The Ombudsman's Reports do note that those held in the 'migration detention centres' do not have even the limited rights accorded to those held in regular prisons. What it does not do, however, is acknowledge that this is a deliberate consequence of shifting migration law into the province of administrative law as a means bar access to the courts and to disallow those who are interned in the camps access to legal rights. The Attorney-General, Daryl Williams, already acknowledged as much openly, when he declared some two years ago that detainees do not have any right to be told of their rights to apply for asylum upon their capture. Such a move was backed up by a slate of administrative regulations, including the isolation of recent detainees from longer-term detainees in order that, according to the Parliamentary Joint Standing Committee on Migration, they not be 'coached' on the need to state clearly, with the use of certain key words, that they wished to apply for asylum -- failure to use certain key words would entail being 'screened out' thereby triggering automatic deportation.

Therefore, whilst the distinction between 'detention' and 'imprisonment' is indeed tenable insofar as it is recognised that detention was and is in fact a means to exclude detainees from recourse to the limited rights that regular prisoners have, the implication in the Ombudsman's Reports that this is not the case does little more than play upon the common misconception that allows many to think of detention as a kind of 'soft' imprisonment.

For instance, the Ombudsman proposes that DIMA "eliminate the use of penal institutions as places for immigration detention". Outside legal circles, this would generally be understood as implying that "immigration detention" is not imprisonment. It is abundantly clear-insofar as supporters of the policy of 'mandatory detention' consistently refuse to use the words 'incarceration', 'internment' or 'imprisonment' -- that successive governments (as well as the Ombudsman) understand that it is politically necessary to call this policy 'detention' in order not to undermine it.

The preoccupation with "women and children" - sexism and racism by any other name

The Ombudsman's Report was released to coincide with the Minister's announcement of a "pilot programme" which would move women and children from the Woomera internment camp to the nearby, remote rural township of Woomera. The tenor of the introductory passages of the Ombudsman's Report is overwhelmingly that of presenting the issue of women and children in detention as a major and distinct issue-one that somewhat conveniently is already being 'solved' just as the Report is released.

Whilst the release of anyone from the internment camps is welcome-and would perhaps be an occasion for celebration if all those who were released were not then subject to a 3-year visa with limited rights, or better: if the camps were simply shut down-the preoccupation with "women and children" is in fact an argument for the continued imprisonment of adult men who arrive by boat and without papers.
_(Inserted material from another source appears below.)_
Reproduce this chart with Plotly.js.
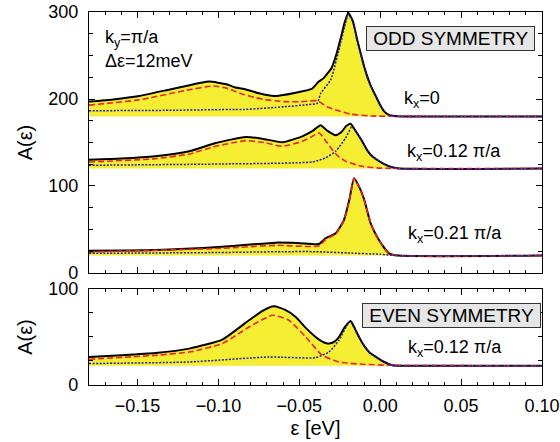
<!DOCTYPE html>
<html>
<head>
<meta charset="utf-8">
<script src="https://cdn.plot.ly/plotly-3.0.1.min.js"></script>
<style>html,body{margin:0;padding:0;background:#fff;}#chart{width:560px;height:442px;}</style>
</head>
<body>
<div id="chart"></div>
<script>
// ---------- DATA ----------
// Baselines (vertical offsets) of each spectrum
const base_k0 = 180, base_k012 = 120, base_k021 = 20, base_even = 20;

// ODD symmetry, kx = 0
const k0_tot_x = [-0.18,-0.165,-0.149,-0.13,-0.12,-0.106,-0.095,-0.09,-0.084,-0.075,-0.0657,-0.053,-0.042,-0.038,-0.035,-0.030,-0.027,-0.024,-0.022,-0.0197,-0.017,-0.0142,-0.012,-0.010,-0.008,-0.006,-0.004,-0.002,0.000,0.0023,0.0045,0.0065,0.010,0.10];
const k0_tot_y = [197,199.5,203.4,211,215,220,217,213.5,211.5,206.5,203.4,207,212,220,224,236,252,273,288,299,290,268,252,238,226,216,208,200.5,193,186,182.5,181,180.2,180];
const k0_red_x = [-0.18,-0.149,-0.12,-0.103,-0.095,-0.09,-0.084,-0.078,-0.072,-0.0595,-0.048,-0.039,-0.0328,-0.0266,-0.0183,-0.006,0.10];
const k0_red_y = [193,199,210,215,212.5,209,205,202,199.5,197,197,198,191,187,182.6,180.5,180];
const k0_blu_x = [-0.18,-0.13,-0.09,-0.084,-0.0595,-0.045,-0.039,-0.0368,-0.0306,-0.0245,-0.022,-0.0197,-0.017,-0.0142,-0.012,-0.010,-0.008,-0.006,-0.004,-0.002,0.000,0.0023,0.0045,0.0065,0.010,0.10];
const k0_blu_y = [186.5,187,188,188,191,193.5,195,206.5,222,264,283,297,289,267,251,237,225,215.5,207.5,200,192.5,186,182.5,181,180.2,180];

// ODD symmetry, kx = 0.12 pi/a
const k012_tot_x = [-0.18,-0.16,-0.139,-0.118,-0.1017,-0.0832,-0.0729,-0.0605,-0.0482,-0.042,-0.0368,-0.033,-0.0275,-0.024,-0.021,-0.0183,-0.0155,-0.0111,-0.008,-0.0049,0.0013,0.0075,0.0122,0.10];
const k012_tot_y = [130.2,131.5,134.1,139.9,149.4,156.3,154.4,150.2,157.1,163,169.8,164,158.3,162,169,171.6,164,151.3,141,134.1,126.4,121.5,120,120];
const k012_red_x = [-0.18,-0.139,-0.118,-0.1017,-0.0832,-0.072,-0.0605,-0.0482,-0.043,-0.0378,-0.0327,-0.0275,-0.0214,-0.0111,0.0,0.10];
const k012_red_y = [127.6,131.4,136.8,145.6,152.1,150,145.6,151.3,156,160.9,149.4,136.8,128.4,122.6,120.5,120];
const k012_blu_x = [-0.18,-0.0976,-0.042,-0.0338,-0.0275,-0.0214,-0.0175,-0.0155,-0.0111,-0.008,-0.0049,0.0013,0.0075,0.0122,0.10];
const k012_blu_y = [123.8,125.3,127.6,132.2,139.9,155.2,168.5,164,151,141,134,126.4,121.5,120,120];

// ODD symmetry, kx = 0.21 pi/a
const k021_tot_x = [-0.18,-0.139,-0.0976,-0.0646,-0.05,-0.0379,-0.0338,-0.0275,-0.0224,-0.019,-0.0162,-0.013,-0.010,-0.0059,-0.0008,0.0054,0.0116,0.10];
const k021_tot_y = [25.6,26.4,30.2,34.9,34.3,33.3,39.9,45.6,60.9,85,108.9,99,85,57.1,37.9,22.6,20,20];
const k021_red_x = [-0.18,-0.0976,-0.0646,-0.0379,-0.0338,-0.0275,-0.0224,-0.019,-0.0162,-0.013,-0.010,-0.0059,-0.0008,0.0054,0.0116,0.10];
const k021_red_y = [24.1,28.4,31.8,31,38.5,45,60.5,84.5,108.5,98.5,84.5,56.7,37.5,22.4,20,20];
const k021_blu_x = [-0.18,-0.10,-0.06,-0.04,-0.02,0.0,0.01,0.10];
const k021_blu_y = [22.6,23.5,24.5,24.5,23,21.5,20,20];

// EVEN symmetry, kx = 0.12 pi/a
const ev_tot_x = [-0.18,-0.16,-0.139,-0.118,-0.0976,-0.0811,-0.073,-0.0657,-0.059,-0.0522,-0.046,-0.0399,-0.035,-0.0317,-0.028,-0.0255,-0.022,-0.0183,-0.016,-0.0131,-0.010,-0.0069,0.0013,0.0075,0.012,0.10];
const ev_tot_y = [29.2,31,33.3,37.9,47.3,67.4,77,82,78.5,70.8,59.5,50,44.5,43.1,45.5,50,60,66.7,60,50,41,34.4,25,20.5,20,20];
const ev_red_x = [-0.18,-0.139,-0.118,-0.0976,-0.0811,-0.0667,-0.0564,-0.046,-0.0358,-0.0255,-0.011,0.0075,0.10];
const ev_red_y = [26.8,30.9,34.4,43.1,60.4,72.6,67.4,50,30.9,24,21.6,20.5,20];
const ev_blu_x = [-0.18,-0.118,-0.0687,-0.0399,-0.0317,-0.0255,-0.0193,-0.0183,-0.0131,-0.0069,0.0013,0.0075,0.012,0.10];
const ev_blu_y = [22.3,24,29.2,28.5,34.4,46.6,65.6,66,49.5,34,25,20.5,20,20];

// Text labels
const panelLabels = ["ODD SYMMETRY", "EVEN SYMMETRY"];
const kxLabels = ["k<sub>x</sub>=0", "k<sub>x</sub>=0.12 π/a", "k<sub>x</sub>=0.21 π/a", "k<sub>x</sub>=0.12 π/a"];
const xTickVals = [-0.15,-0.10,-0.05,0.00,0.05,0.10];
const xTickText = ["−0.15","−0.10","−0.05","0.00","0.05","0.10"];

// ---------- STYLE ----------
const FONT = "Liberation Sans, Arial, Helvetica, sans-serif";
const YELLOW = "#f5ee33";
const RED = "#e8232a";
const BLUE = "#1e1e96";
const PAD = "\u00a0";

function group(xa, ya, base, tx, ty, rx, ry, bx, by) {
  const sm = {shape: "spline", smoothing: 0.5};
  return [
    {x: [tx[0], tx[tx.length-1]], y: [base, base], xaxis: xa, yaxis: ya, mode: "lines",
     line: {width: 0, color: YELLOW}, hoverinfo: "skip"},
    {x: tx, y: ty, xaxis: xa, yaxis: ya, mode: "lines", fill: "tonexty", fillcolor: YELLOW,
     line: Object.assign({color: "#000", width: 2}, sm)},
    {x: rx, y: ry, xaxis: xa, yaxis: ya, mode: "lines",
     line: Object.assign({color: RED, width: 1.6, dash: "6px,3px"}, sm)},
    {x: bx, y: by, xaxis: xa, yaxis: ya, mode: "lines",
     line: Object.assign({color: BLUE, width: 1.5, dash: "2px,1.5px"}, sm)}
  ];
}

const data = [].concat(
  group("x2", "y2", base_k0, k0_tot_x, k0_tot_y, k0_red_x, k0_red_y, k0_blu_x, k0_blu_y),
  group("x2", "y2", base_k012, k012_tot_x, k012_tot_y, k012_red_x, k012_red_y, k012_blu_x, k012_blu_y),
  group("x2", "y2", base_k021, k021_tot_x, k021_tot_y, k021_red_x, k021_red_y, k021_blu_x, k021_blu_y),
  group("x", "y", base_even, ev_tot_x, ev_tot_y, ev_red_x, ev_red_y, ev_blu_x, ev_blu_y)
);

const axisCommon = {
  showline: true, linecolor: "#000", linewidth: 1.2, mirror: "allticks",
  ticks: "inside", ticklen: 6, tickwidth: 1, tickcolor: "#000",
  showgrid: false, zeroline: false,
  tickfont: {family: FONT, size: 18, color: "#000"}
};
const xMinor = {dtick: 0.01, ticklen: 3, tickwidth: 1, tickcolor: "#000", ticks: "inside", showgrid: false};
const yMinor = {dtick: 25, ticklen: 4, tickwidth: 1, tickcolor: "#000", ticks: "inside", showgrid: false};

const layout = {
  width: 560, height: 442,
  margin: {l: 89, r: 18, t: 12, b: 57},
  paper_bgcolor: "#fff", plot_bgcolor: "#fff",
  showlegend: false,
  font: {family: FONT, size: 18, color: "#000"},
  xaxis: Object.assign({}, axisCommon, {
    domain: [0, 1], anchor: "y", range: [-0.18, 0.10],
    tickvals: xTickVals, ticktext: xTickText, minor: xMinor, ticklabelstandoff: 4,
    title: {text: "ε [eV]", font: {family: FONT, size: 20}, standoff: 6}
  }),
  yaxis: Object.assign({}, axisCommon, {
    domain: [0, 0.2574], anchor: "x", range: [0, 100],
    tickvals: [0, 100], minor: yMinor, ticklabelstandoff: 6,
    title: {text: "A(ε)", font: {family: FONT, size: 20}, standoff: 10}
  }),
  xaxis2: Object.assign({}, axisCommon, {
    domain: [0, 1], anchor: "y2", range: [-0.18, 0.10], matches: "x",
    tickvals: xTickVals, showticklabels: false, minor: xMinor
  }),
  yaxis2: Object.assign({}, axisCommon, {
    domain: [0.3003, 1], anchor: "x2", range: [0, 300],
    tickvals: [0, 100, 200, 300], minor: yMinor, ticklabelstandoff: 6,
    title: {text: "A(ε)", font: {family: FONT, size: 20}, standoff: 10}
  }),
  annotations: [
    {xref: "x2", yref: "y2", x: -0.1715, y: 270, text: "k<sub>y</sub>=π/a", showarrow: false,
     xanchor: "left", yanchor: "middle", font: {family: FONT, size: 18}},
    {xref: "x2", yref: "y2", x: -0.1715, y: 243.7, text: "Δε=12meV", showarrow: false,
     xanchor: "left", yanchor: "middle", font: {family: FONT, size: 18}},
    {xref: "x2", yref: "y2", x: 0.0437, y: 269, text: PAD + panelLabels[0] + PAD, showarrow: false,
     xanchor: "center", yanchor: "middle", font: {family: FONT, size: 19},
     bgcolor: "#e6e6e6", bordercolor: "#333", borderwidth: 1, borderpad: 1},
    {xref: "x2", yref: "y2", x: 0.0134, y: 200, text: kxLabels[0], showarrow: false,
     xanchor: "left", yanchor: "middle", font: {family: FONT, size: 18}},
    {xref: "x2", yref: "y2", x: 0.0153, y: 138.5, text: kxLabels[1], showarrow: false,
     xanchor: "left", yanchor: "middle", font: {family: FONT, size: 18}},
    {xref: "x2", yref: "y2", x: 0.0159, y: 44, text: kxLabels[2], showarrow: false,
     xanchor: "left", yanchor: "middle", font: {family: FONT, size: 18}},
    {xref: "x", yref: "y", x: 0.044, y: 72.6, text: PAD + panelLabels[1] + PAD, showarrow: false,
     xanchor: "center", yanchor: "middle", font: {family: FONT, size: 19},
     bgcolor: "#e6e6e6", bordercolor: "#333", borderwidth: 1, borderpad: 1},
    {xref: "x", yref: "y", x: 0.0159, y: 37.5, text: kxLabels[3], showarrow: false,
     xanchor: "left", yanchor: "middle", font: {family: FONT, size: 18}}
  ]
};

Plotly.newPlot("chart", data, layout, {staticPlot: true, displayModeBar: false});
</script>
</body>
</html>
Indeed, such a proposal is founded on a series of slanders against adult male detainees which serves to justify their continued internment -- a slander that is undeniably linked to racist depictions of 'non-white' men as threatening, less than human and necessarily requiring incarceration. When, for instance, the Ombudsman's Report states that provision should have been made "to better cater for the needs of women and children and others at risk" what is clearly implied is that such "risks" come from adult men-not from Government policy, nor from their internment. When women do appear in the Report, that is to say, when detainees are gendered, it is generally in order to present them as victims or potential victims of male detainees.

There is a definite history to proposals to move women and children into low-security camps or into a system akin to probation. In June 2000, hundreds of detainees staged a number of escapes and protests in order to demand freedom-for perhaps the first time in the history of the camps, many were not resorting to self-harm, hunger strikes and suicide attempts as a means to protest their internment.
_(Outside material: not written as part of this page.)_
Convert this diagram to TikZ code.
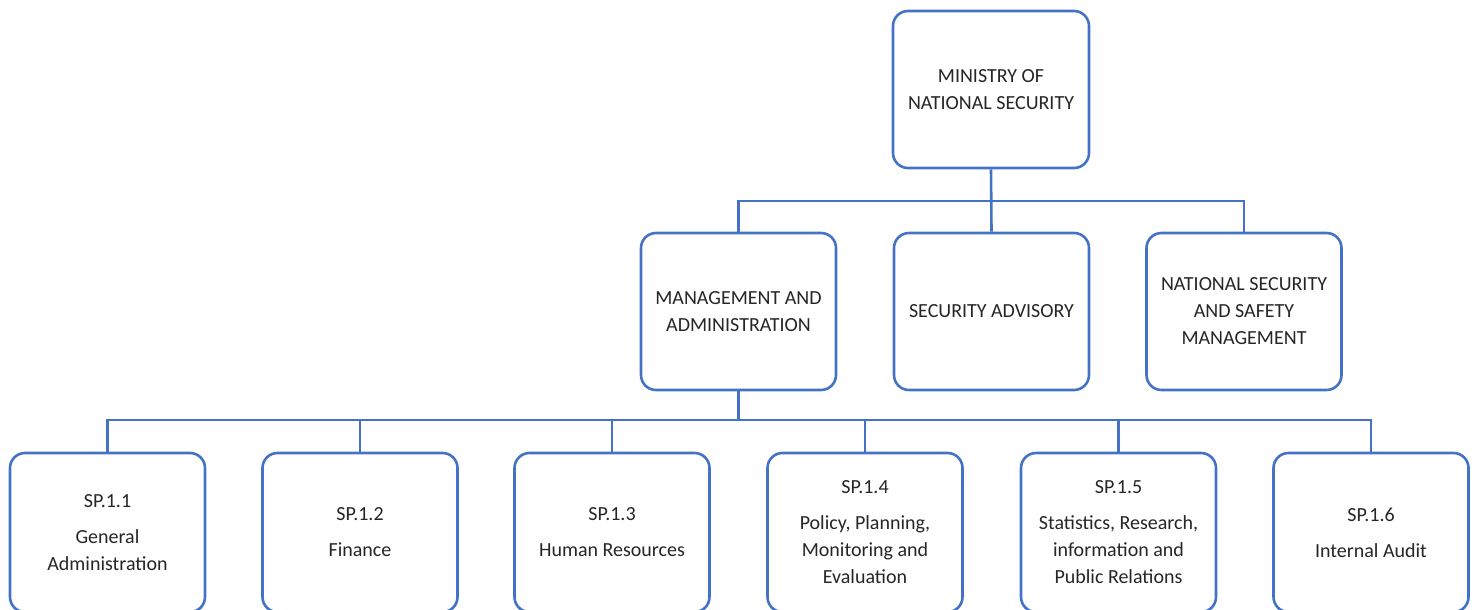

The immediate effect was to undermine the validity of the camps. As detainees attempted further protests in late 2000, the subsequent use of water cannon, tear gas and capsicum spray against them did everything but halt the further erosion of support for the internment camps.

Therefore, to the extent that the paradigm of 'invasions by boat people' has come under significant pressure since then, and no longer suffices to secure the continuation of a policy increasingly regarded as scandalous, it has become necessary to adopt another paradigm. This new paradigm is a little more than a modern version of lynching, updated by recourse to a missionary and welfarist rhetoric. Such a mix serves to deflect attention from the fact that it is an argument for the arbitrary imprisonment of otherly-complexioned men, presumably absolved of its overt recourse to racist stereotype by presenting itself as the gentlemanly or Christian defender of "women and children".

In other words, it is a very particular combination of racism and sexism that views otherly-complexioned men as predisposed to perversion and violence (when not depicted outright as other than human or 'animals'), and otherly-complexioned women and children as passive and in need of the supposedly enlightened protection from men of the same cultures and backgrounds (and often simply regarded as exotic). (It should suffice to mention that we are still living with the consequences of the removal of Aboriginal and Islander children from their families in order to be able to comprehend the ways in which something that may well be presented as 'for the good of the child' and for their own protection is instead founded on racist slander.)

Proposals to 'release' women and children are not a challenge to racism and xenophobia. Rather, they are a direct appeal to such sentiments and a continuation of them in an a form other than the increasingly discredited one of 'invasions'. If there are grounds to release women and children from the camps, then there are also grounds to release men from the camps also. If there are those who can accept the former but cannot accept the latter, this is undoubtedly because of a resort to sexism (and ageism) which views women and children as passive and therefore not bearers of the same level of threat that only a xenophobia is capable of discerning in the first place.

Everyone should be released, without exception, irrespective of age and sex.